▶ TO BE DONE: Search the material below for the word "React". Copy every line that has it.

▶ DATA ROWS:
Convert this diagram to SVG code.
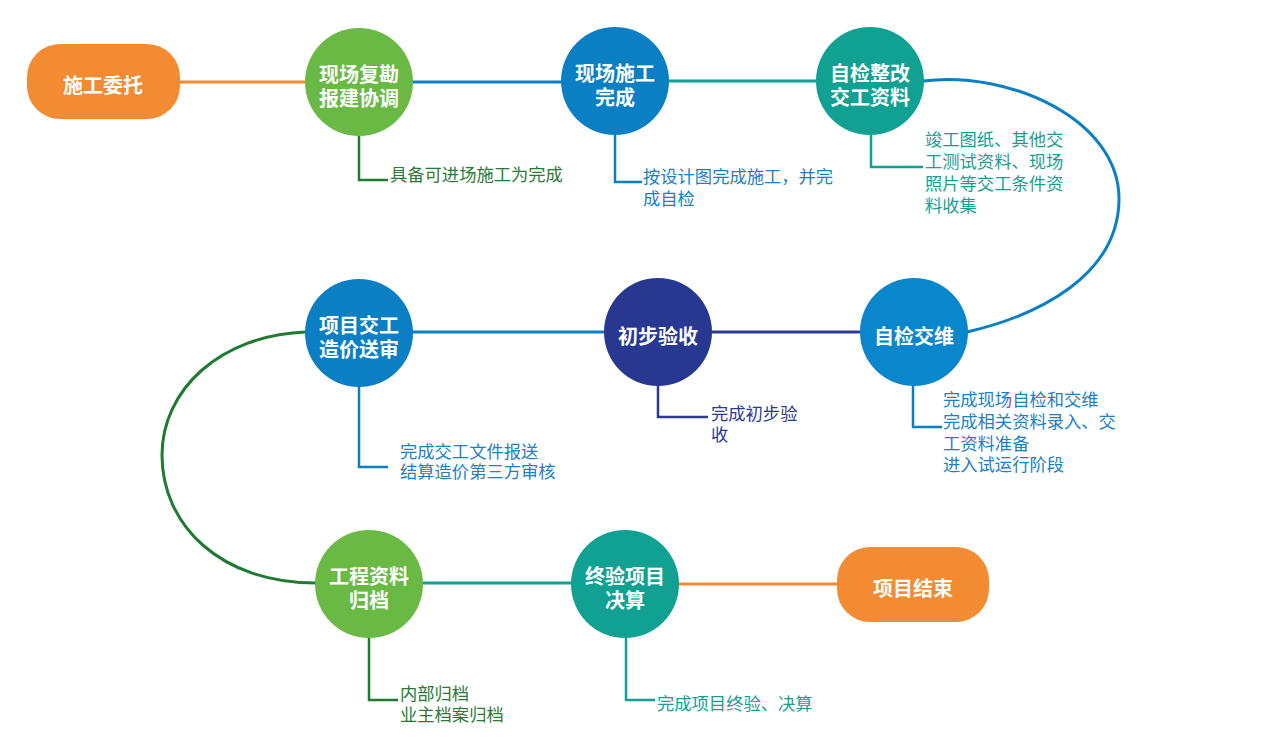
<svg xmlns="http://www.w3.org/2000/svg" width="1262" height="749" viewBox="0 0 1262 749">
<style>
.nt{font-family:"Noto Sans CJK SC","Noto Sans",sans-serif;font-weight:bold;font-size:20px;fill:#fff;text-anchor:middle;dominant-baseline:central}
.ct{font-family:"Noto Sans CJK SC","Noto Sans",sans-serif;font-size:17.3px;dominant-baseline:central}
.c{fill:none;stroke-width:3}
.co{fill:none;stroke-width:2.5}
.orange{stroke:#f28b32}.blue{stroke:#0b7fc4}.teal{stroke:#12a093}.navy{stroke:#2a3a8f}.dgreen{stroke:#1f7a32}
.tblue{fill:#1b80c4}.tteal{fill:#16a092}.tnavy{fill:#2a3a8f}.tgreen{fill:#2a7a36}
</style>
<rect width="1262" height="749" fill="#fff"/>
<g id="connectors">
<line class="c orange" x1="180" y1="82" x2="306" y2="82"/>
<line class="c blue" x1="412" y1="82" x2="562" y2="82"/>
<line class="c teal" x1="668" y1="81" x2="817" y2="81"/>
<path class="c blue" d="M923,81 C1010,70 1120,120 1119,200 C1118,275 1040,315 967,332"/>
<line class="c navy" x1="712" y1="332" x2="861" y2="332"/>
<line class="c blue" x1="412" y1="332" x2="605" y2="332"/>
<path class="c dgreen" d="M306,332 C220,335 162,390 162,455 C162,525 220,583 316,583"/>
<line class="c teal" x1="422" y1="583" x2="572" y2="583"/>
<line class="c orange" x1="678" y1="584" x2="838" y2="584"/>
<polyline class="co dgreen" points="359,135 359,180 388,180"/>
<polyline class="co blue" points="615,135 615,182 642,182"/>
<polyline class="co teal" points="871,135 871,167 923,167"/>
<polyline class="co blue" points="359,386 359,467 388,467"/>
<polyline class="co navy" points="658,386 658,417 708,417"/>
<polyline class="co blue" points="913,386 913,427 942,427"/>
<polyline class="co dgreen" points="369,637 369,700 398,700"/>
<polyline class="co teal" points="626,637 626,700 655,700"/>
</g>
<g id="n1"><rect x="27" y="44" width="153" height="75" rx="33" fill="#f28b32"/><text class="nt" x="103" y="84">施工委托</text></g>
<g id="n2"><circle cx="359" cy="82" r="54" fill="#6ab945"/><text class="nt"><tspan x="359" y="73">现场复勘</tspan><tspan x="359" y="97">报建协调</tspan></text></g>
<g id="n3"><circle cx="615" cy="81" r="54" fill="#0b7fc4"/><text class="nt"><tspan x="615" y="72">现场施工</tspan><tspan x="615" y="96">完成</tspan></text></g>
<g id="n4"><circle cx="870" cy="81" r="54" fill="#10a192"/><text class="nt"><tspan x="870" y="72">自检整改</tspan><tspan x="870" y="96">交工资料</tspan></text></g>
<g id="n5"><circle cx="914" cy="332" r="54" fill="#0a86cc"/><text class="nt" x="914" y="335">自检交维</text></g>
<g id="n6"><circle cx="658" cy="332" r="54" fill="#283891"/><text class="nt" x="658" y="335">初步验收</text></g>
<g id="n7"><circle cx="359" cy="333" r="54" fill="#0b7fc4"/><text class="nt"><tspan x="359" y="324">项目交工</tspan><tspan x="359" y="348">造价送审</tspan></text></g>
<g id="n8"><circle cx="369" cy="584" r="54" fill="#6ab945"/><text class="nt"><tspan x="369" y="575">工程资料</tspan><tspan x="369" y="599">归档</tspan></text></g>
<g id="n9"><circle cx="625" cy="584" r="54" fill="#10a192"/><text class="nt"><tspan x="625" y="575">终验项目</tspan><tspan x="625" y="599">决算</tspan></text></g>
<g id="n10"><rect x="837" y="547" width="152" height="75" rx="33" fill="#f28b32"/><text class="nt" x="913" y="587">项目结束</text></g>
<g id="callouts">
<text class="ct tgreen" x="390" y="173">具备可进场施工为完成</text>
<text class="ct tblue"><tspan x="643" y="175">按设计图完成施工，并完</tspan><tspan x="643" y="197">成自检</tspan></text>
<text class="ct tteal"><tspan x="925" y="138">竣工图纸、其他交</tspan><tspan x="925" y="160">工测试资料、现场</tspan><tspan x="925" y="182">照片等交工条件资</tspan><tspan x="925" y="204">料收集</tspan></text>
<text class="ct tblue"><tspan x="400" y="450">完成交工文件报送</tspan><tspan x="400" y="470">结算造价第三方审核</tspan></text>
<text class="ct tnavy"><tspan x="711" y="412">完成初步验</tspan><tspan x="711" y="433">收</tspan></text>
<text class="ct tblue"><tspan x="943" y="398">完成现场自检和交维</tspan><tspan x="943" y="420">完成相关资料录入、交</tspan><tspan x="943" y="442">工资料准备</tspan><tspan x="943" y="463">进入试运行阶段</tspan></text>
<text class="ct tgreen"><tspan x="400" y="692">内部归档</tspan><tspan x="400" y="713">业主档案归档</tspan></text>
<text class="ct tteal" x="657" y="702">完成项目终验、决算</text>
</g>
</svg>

---

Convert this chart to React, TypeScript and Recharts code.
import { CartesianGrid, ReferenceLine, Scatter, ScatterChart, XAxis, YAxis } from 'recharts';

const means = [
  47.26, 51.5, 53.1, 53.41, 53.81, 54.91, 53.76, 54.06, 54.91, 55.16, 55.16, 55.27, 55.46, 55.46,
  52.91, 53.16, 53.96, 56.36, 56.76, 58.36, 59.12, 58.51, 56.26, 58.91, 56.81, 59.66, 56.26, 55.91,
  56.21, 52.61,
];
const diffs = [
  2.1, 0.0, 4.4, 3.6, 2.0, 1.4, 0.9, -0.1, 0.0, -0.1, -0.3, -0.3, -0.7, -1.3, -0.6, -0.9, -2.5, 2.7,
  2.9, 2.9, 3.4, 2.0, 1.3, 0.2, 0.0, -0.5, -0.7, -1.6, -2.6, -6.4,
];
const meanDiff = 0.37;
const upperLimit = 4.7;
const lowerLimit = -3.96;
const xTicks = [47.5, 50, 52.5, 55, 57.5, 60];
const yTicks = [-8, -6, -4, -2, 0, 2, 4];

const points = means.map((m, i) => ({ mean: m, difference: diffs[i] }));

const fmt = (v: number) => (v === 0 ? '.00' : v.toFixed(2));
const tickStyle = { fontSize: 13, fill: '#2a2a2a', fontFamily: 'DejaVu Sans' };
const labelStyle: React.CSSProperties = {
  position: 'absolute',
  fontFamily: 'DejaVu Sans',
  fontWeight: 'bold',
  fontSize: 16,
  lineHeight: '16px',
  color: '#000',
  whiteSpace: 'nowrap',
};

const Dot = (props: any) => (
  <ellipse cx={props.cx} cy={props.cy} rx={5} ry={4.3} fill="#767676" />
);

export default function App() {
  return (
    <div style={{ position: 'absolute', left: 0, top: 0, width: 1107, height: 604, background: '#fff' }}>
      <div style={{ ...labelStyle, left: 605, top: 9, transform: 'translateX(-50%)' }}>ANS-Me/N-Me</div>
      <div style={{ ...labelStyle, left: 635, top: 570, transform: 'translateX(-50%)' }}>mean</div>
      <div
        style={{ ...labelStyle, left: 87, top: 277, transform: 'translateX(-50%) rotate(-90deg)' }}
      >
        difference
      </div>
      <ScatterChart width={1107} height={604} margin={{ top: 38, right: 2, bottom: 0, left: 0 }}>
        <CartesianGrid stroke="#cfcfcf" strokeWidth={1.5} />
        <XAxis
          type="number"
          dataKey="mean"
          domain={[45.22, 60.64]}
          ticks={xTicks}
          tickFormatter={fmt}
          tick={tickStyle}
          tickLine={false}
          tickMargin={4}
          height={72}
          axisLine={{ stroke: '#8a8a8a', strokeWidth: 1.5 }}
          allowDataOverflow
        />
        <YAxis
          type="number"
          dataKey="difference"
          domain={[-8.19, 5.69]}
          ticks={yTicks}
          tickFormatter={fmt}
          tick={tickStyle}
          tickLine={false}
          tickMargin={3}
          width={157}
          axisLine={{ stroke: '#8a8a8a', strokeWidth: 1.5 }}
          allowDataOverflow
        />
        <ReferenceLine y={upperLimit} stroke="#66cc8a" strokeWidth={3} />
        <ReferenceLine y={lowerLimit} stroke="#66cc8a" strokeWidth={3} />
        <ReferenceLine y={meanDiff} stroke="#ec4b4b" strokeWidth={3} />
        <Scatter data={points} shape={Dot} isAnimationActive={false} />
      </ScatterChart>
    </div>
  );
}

▶ RESULT BELOW:
Convert this chart to React, TypeScript and Recharts code.
const labelStyle: React.CSSProperties = {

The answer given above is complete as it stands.